# Presidential Library Fail!



## James m (Mar 11, 2014)

Barry's supposed home state of Hawaii listed three building proposals this morning.

Under the comments of a KITV story on Facebook there were a total of 62 negative comments against BHO. So much for his beloved home state.


----------



## paraquack (Mar 1, 2013)

I would have thought he'd be looking at Kenya, maybe near his father's home town.


----------



## MrsInor (Apr 15, 2013)

paraquack said:


> I would have thought he'd be looking at Kenya, maybe near his father's home town.


They probably don't want him either.


----------



## James m (Mar 11, 2014)

Yea buzz off Barry! Don't let everyone's boot hit your a$$ on the way out!


----------



## Camel923 (Aug 13, 2014)

How about in the way of a an active lava flow?


----------



## Mish (Nov 5, 2013)

Oooooo!!! 62 negative responses of Facebook!!! hehe Impeach!!!
layful:


----------



## James m (Mar 11, 2014)

Impeach then Deport.


----------



## Smitty901 (Nov 16, 2012)

Mish said:


> Oooooo!!! 62 negative responses of Facebook!!! hehe Impeach!!!
> layful:


 I am ok with that, how do we get started . And when we are done can we lock him up.


----------



## paraquack (Mar 1, 2013)

I don't know if you can deport him now. Didn't his amnesty executive order give him amnesty so he can stay in the US?


----------



## Inor (Mar 22, 2013)

Why does he need a Presidential library? Most of his supporters are not literate.


----------



## Eagles700LvL (Apr 10, 2014)

Inor said:


> Why does he need a Presidential library? Most of his supporters are not literate.

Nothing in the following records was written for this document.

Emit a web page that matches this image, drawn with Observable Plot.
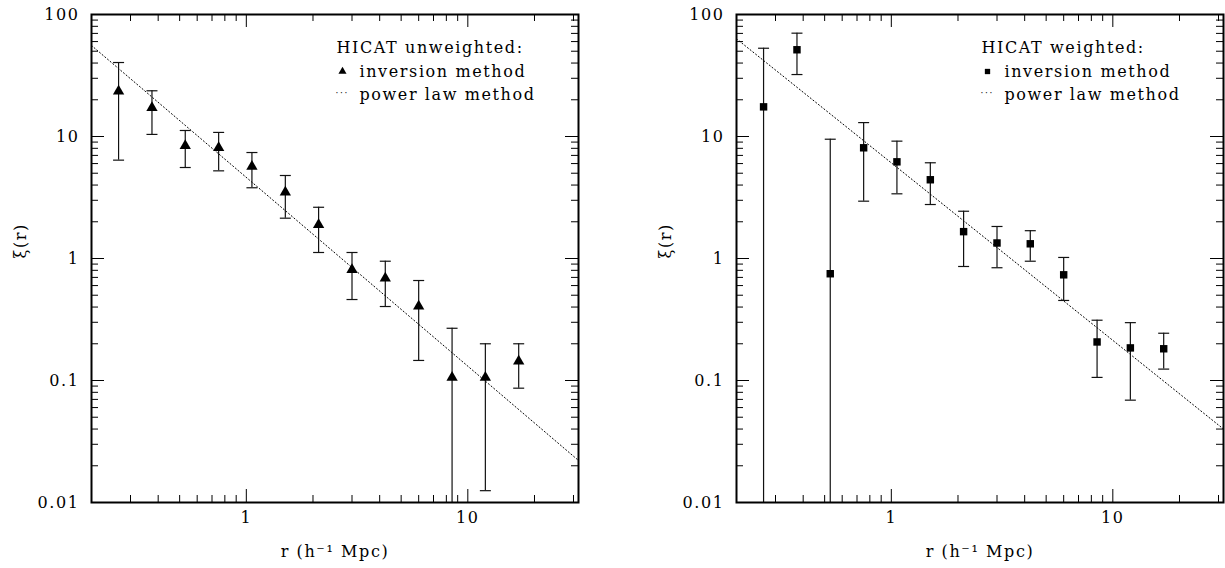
<!DOCTYPE html>
<html><head><meta charset="utf-8">
<script src="https://cdn.jsdelivr.net/npm/d3@7"></script>
<script src="https://cdn.jsdelivr.net/npm/@observablehq/plot@0.6"></script>
<style>
body{margin:0;background:#fff;}
#wrap{display:flex;width:1225px;height:568px;overflow:hidden;}
#wrap svg{display:block;}
</style></head><body><div id="wrap"></div>
<script>
// separation r (h^-1 Mpc)
const r = [0.265, 0.375, 0.53, 0.75, 1.06, 1.5, 2.12, 3.0, 4.24, 6.0, 8.49, 12.0, 16.97];

// HICAT unweighted (inversion method)
const xiUnw = [23.5, 17.2, 8.4, 8.1, 5.68, 3.49, 1.89, 0.808, 0.69, 0.406, 0.106, 0.106, 0.144];
const hiUnw = [40.4, 23.7, 11.2, 10.8, 7.39, 4.79, 2.63, 1.12, 0.95, 0.66, 0.268, 0.2, 0.2];
const loUnw = [6.4, 10.4, 5.57, 5.23, 3.8, 2.14, 1.12, 0.461, 0.404, 0.146, 0.001, 0.0125, 0.0865];

// HICAT weighted (inversion method)
const xiW = [17.5, 51.4, 0.75, 8.08, 6.2, 4.42, 1.66, 1.34, 1.32, 0.735, 0.207, 0.185, 0.182];
const hiW = [52.9, 70.3, 9.5, 13.0, 9.16, 6.09, 2.44, 1.83, 1.69, 1.02, 0.312, 0.298, 0.244];
const loW = [0.001, 32.2, 0.001, 2.95, 3.39, 2.77, 0.86, 0.84, 0.95, 0.453, 0.106, 0.069, 0.124];

// power law method lines (end points)
const powerR = [0.2, 31.6];
const powerUnw = [55.7, 0.0221];
const powerW = [63.2, 0.040];

// axes
const xDomain = [0.2, 31.6];
const yDomain = [0.01, 100];
const xMajorTicks = [1, 10];
const xTickLabels = ["1", "10"];
const yMajorTicks = [0.01, 0.1, 1, 10, 100];
const yTickLabels = ["0.01", "0.1", "1", "10", "100"];
const xMinorTicks = [0.3, 0.4, 0.5, 0.6, 0.7, 0.8, 0.9, 2, 3, 4, 5, 6, 7, 8, 9, 20, 30];
const yMinorTicks = [0.02,0.03,0.04,0.05,0.06,0.07,0.08,0.09, 0.2,0.3,0.4,0.5,0.6,0.7,0.8,0.9,
                     2,3,4,5,6,7,8,9, 20,30,40,50,60,70,80,90];

const xLabel = "r (h\u207B\u00B9 Mpc)";
const yLabel = "\u03BE(r)";
const legendMethods = ["inversion method", "power law method"];

const capSymbol = {
  draw(ctx, size) {
    const w = Math.sqrt(size / Math.PI);
    ctx.moveTo(-w, 0); ctx.lineTo(w, 0);
  }
};

const H = 568, MT = 14, MB = 66, PW = 487, PH = H - MT - MB;

function panel({width, marginLeft, marginRight, xi, hi, lo, power, symbol, title}) {
  const pts = r.map((d, i) => ({r: d, xi: xi[i], hi: hi[i], lo: lo[i]}));
  const line = powerR.map((d, i) => ({r: d, xi: power[i]}));
  return Plot.plot({
    width, height: H, marginLeft, marginRight, marginTop: MT, marginBottom: MB,
    style: {fontFamily: "'DejaVu Serif', serif", fontSize: "16px", letterSpacing: "1.6px", color: "black", background: "white"},
    x: {type: "log", domain: xDomain},
    y: {type: "log", domain: yDomain},
    marks: [
      // ticks (inward, all four sides)
      Plot.tickY(yMajorTicks, {y: d => d, insetRight: PW - 13, stroke: "black"}),
      Plot.tickY(yMajorTicks, {y: d => d, insetLeft: PW - 13, stroke: "black"}),
      Plot.tickY(yMinorTicks, {y: d => d, insetRight: PW - 7, stroke: "black"}),
      Plot.tickY(yMinorTicks, {y: d => d, insetLeft: PW - 7, stroke: "black"}),
      Plot.tickX(xMajorTicks, {x: d => d, insetBottom: PH - 13, stroke: "black"}),
      Plot.tickX(xMajorTicks, {x: d => d, insetTop: PH - 13, stroke: "black"}),
      Plot.tickX(xMinorTicks, {x: d => d, insetBottom: PH - 7, stroke: "black"}),
      Plot.tickX(xMinorTicks, {x: d => d, insetTop: PH - 7, stroke: "black"}),
      Plot.axisX({ticks: xMajorTicks, tickSize: 0, tickPadding: 9, label: null,
                  tickFormat: d => xTickLabels[xMajorTicks.indexOf(d)]}),
      Plot.axisY({ticks: yMajorTicks, tickSize: 0, tickPadding: 12, label: null,
                  tickFormat: d => yTickLabels[yMajorTicks.indexOf(d)]}),
      // power law
      Plot.line(line, {x: "r", y: "xi", stroke: "black", strokeWidth: 1, strokeDasharray: "1.1,2.4", clip: true}),
      // error bars
      Plot.ruleX(pts, {x: "r", y1: "lo", y2: "hi", stroke: "#111", strokeWidth: 1.2, clip: true}),
      Plot.dot(pts, {x: "r", y: "hi", symbol: capSymbol, r: 5.5, stroke: "#111", strokeWidth: 1.2, fill: "none"}),
      Plot.dot(pts.filter(d => d.lo >= yDomain[0]), {x: "r", y: "lo", symbol: capSymbol, r: 5.5, stroke: "#111", strokeWidth: 1.2, fill: "none"}),
      Plot.dot(pts, {x: "r", y: "xi", symbol, r: 4.2, fill: "black", stroke: "none"}),
      // legend
      Plot.text([title], {text: d => d, frameAnchor: "top-left", dx: 245, dy: 33, textAnchor: "start", lineAnchor: "middle"}),
      Plot.dot([0], {frameAnchor: "top-left", dx: 251, dy: 57, symbol, r: 3, fill: "black", stroke: "none"}),
      Plot.text([legendMethods[0]], {text: d => d, frameAnchor: "top-left", dx: 268, dy: 57, textAnchor: "start", lineAnchor: "middle"}),
      Plot.text(["\u00B7\u00B7\u00B7"], {text: d => d, frameAnchor: "top-left", dx: 244, dy: 79, textAnchor: "start", lineAnchor: "middle", fontSize: 9, letterSpacing: "0px"}),
      Plot.text([legendMethods[1]], {text: d => d, frameAnchor: "top-left", dx: 268, dy: 80, textAnchor: "start", lineAnchor: "middle"}),
      // axis labels
      Plot.text([xLabel], {text: d => d, frameAnchor: "bottom", dy: 49, lineAnchor: "middle"}),
      Plot.text([yLabel], {text: d => d, frameAnchor: "left", dx: -71, rotate: -90, lineAnchor: "middle"}),
      Plot.frame({stroke: "black", strokeWidth: 2})
    ]
  });
}

const wrap = document.getElementById("wrap");
wrap.append(panel({width: 612, marginLeft: 91, marginRight: 34, xi: xiUnw, hi: hiUnw, lo: loUnw, power: powerUnw, symbol: "triangle", title: "HICAT unweighted:"}));
wrap.append(panel({width: 613, marginLeft: 124, marginRight: 2, xi: xiW, hi: hiW, lo: loW, power: powerW, symbol: "square", title: "HICAT weighted:"}));
</script></body></html>
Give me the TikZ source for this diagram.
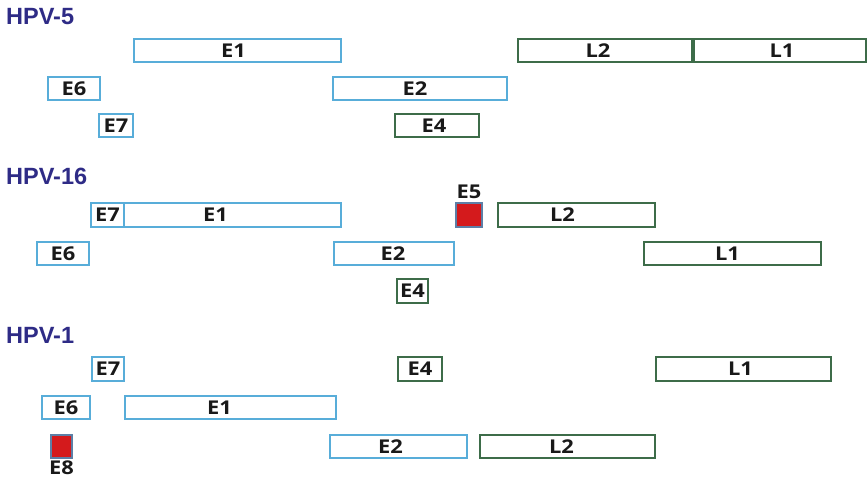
\documentclass[tikz,border=0pt]{standalone}
\usepackage{fontspec}
\setmainfont{Open Sans}
\newfontfamily\genefont[FakeStretch=1.15]{Open Sans}
\newfontfamily\titlefont{Liberation Sans}
\definecolor{earlyblue}{HTML}{58ADD9}
\definecolor{lategreen}{HTML}{3D6C49}
\definecolor{oncored}{HTML}{D41A1C}
\definecolor{redrim}{HTML}{5D7FA6}
\definecolor{navy}{HTML}{2E2B86}
\tikzset{
  gene/.style={line width=1.8pt, fill=white, inner sep=0pt, outer sep=0pt, anchor=north west},
  early/.style={gene, draw=earlyblue},
  late/.style={gene, draw=lategreen},
  onco/.style={gene, draw=redrim, line width=1.4pt, fill=oncored},
  genetext/.style={inner sep=0pt, text=black!90, font=\genefont\fontsize{19}{19}\selectfont\bfseries},
  typetitle/.style={anchor=north west, inner sep=0pt, text=navy,
    font=\titlefont\fontsize{23.5}{23.5}\selectfont\bfseries},
}
% \gene{style}{name}{left}{top}{width}{height}{text}{text shift}
\newcommand\gene[8]{%
  \node[#1, minimum width=#5pt, minimum height=#6pt,
        label={[genetext, xshift=#8pt]center:#7}] (#2) at (#3,#4) {};}
\begin{document}
\begin{tikzpicture}[x=1pt, y=-1pt]
\useasboundingbox (0,0) rectangle (867,480);

% HPV-5
\node[typetitle] (t5) at (6,8) {HPV-5};
\gene{early}{a-e1}{134}{39}{207}{23}{E1}{-4}
\gene{late}{a-l2}{518}{39}{174}{23}{L2}{-7}
\gene{late}{a-l1}{694}{39}{172}{23}{L1}{2}
\gene{early}{a-e6}{48}{77}{52}{23}{E6}{0}
\gene{early}{a-e2}{333}{77}{174}{23}{E2}{-5}
\gene{early}{a-e7}{99}{114}{34}{23}{E7}{0}
\gene{late}{a-e4}{395}{114}{84}{23}{E4}{-3}

% HPV-16
\node[typetitle] (t16) at (6,168) {HPV-16};
\gene{early}{b-e7}{91}{203}{33}{24}{E7}{0}
\gene{early}{b-e1}{124}{203}{217}{24}{E1}{-17}
\gene{onco}{b-e5}{456}{203}{26}{24}{}{0}
\node[genetext, anchor=south] (b-e5t) at (b-e5.north) [yshift=4pt] {E5};
\gene{late}{b-l2}{498}{203}{157}{24}{L2}{-14}
\gene{early}{b-e6}{37}{242}{52}{23}{E6}{0}
\gene{early}{b-e2}{334}{242}{120}{23}{E2}{-1}
\gene{late}{b-l1}{644}{242}{177}{23}{L1}{-5}
\gene{late}{b-e4}{397}{279}{31}{24}{E4}{0}

% HPV-1
\node[typetitle] (t1) at (6,327) {HPV-1};
\gene{early}{c-e7}{92}{357}{32}{24}{E7}{0}
\gene{late}{c-e4}{398}{357}{44}{24}{E4}{0}
\gene{late}{c-l1}{656}{357}{175}{24}{L1}{-3}
\gene{early}{c-e6}{42}{396}{48}{23}{E6}{0}
\gene{early}{c-e1}{125}{396}{211}{23}{E1}{-11}
\gene{onco}{c-e8}{51}{435}{21}{23}{}{0}
\node[genetext, anchor=north] (c-e8t) at (c-e8.south) [yshift=-3pt] {E8};
\gene{early}{c-e2}{330}{435}{137}{23}{E2}{-8}
\gene{late}{c-l2}{480}{435}{175}{23}{L2}{-6}
\end{tikzpicture}
\end{document}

Heard it is going to have the largest collection of picture and pop up books in the country.


----------



## oddapple (Dec 9, 2013)

With a baloney Sandwhich or crap plate cafe? 
Purple can be the theme color - everything was underage, inappropriate, illegal and nasty. The naacp, southern poverty law center and acorn can have plaques there that welfare bought because they wouldn't, but deserve them anyway.


----------



## James m (Mar 11, 2014)

Its up to 109 negative comments. The best one was "why build it next to the beach, why not build it next to the sewer plant or the city dump?"


----------



## Notsoyoung (Dec 2, 2013)

In Illinois the Governor, Quinn, who just got voted out of office, wanted to spend $200 million dollars of tax payer's money to build a Presidential Library in Illinois. Every other Presidential Library was built with PRIVATE donations, but the soon-to-be EX Governor wanted to spend $200 million dollars of taxpayer's money when Illinois' economy is one of the worst in the United States. So why can't they get enough donations for Mr. Obama's Presidential Library and what kind of idiot democrat politician would think that it is a good idea for a State which is so far in debt that it probably will never get out, to spend $200 million on a boondoggle that will never get enough visitors to cover the cost of building the boondoggle?


----------



## James m (Mar 11, 2014)

I thought there was already a BHO presidential library in Guantanamo Bay, Cuba.


----------



## oddapple (Dec 9, 2013)

It's a black thing. Shut up and pay for the joke of a ugly mess. Expecting democrats to pay for things is just racist! **** retardicus will not stand for it!


----------



## Dubyagee (Nov 9, 2012)

Obama will move on to run the UN. He can have his library at Soros's house.


----------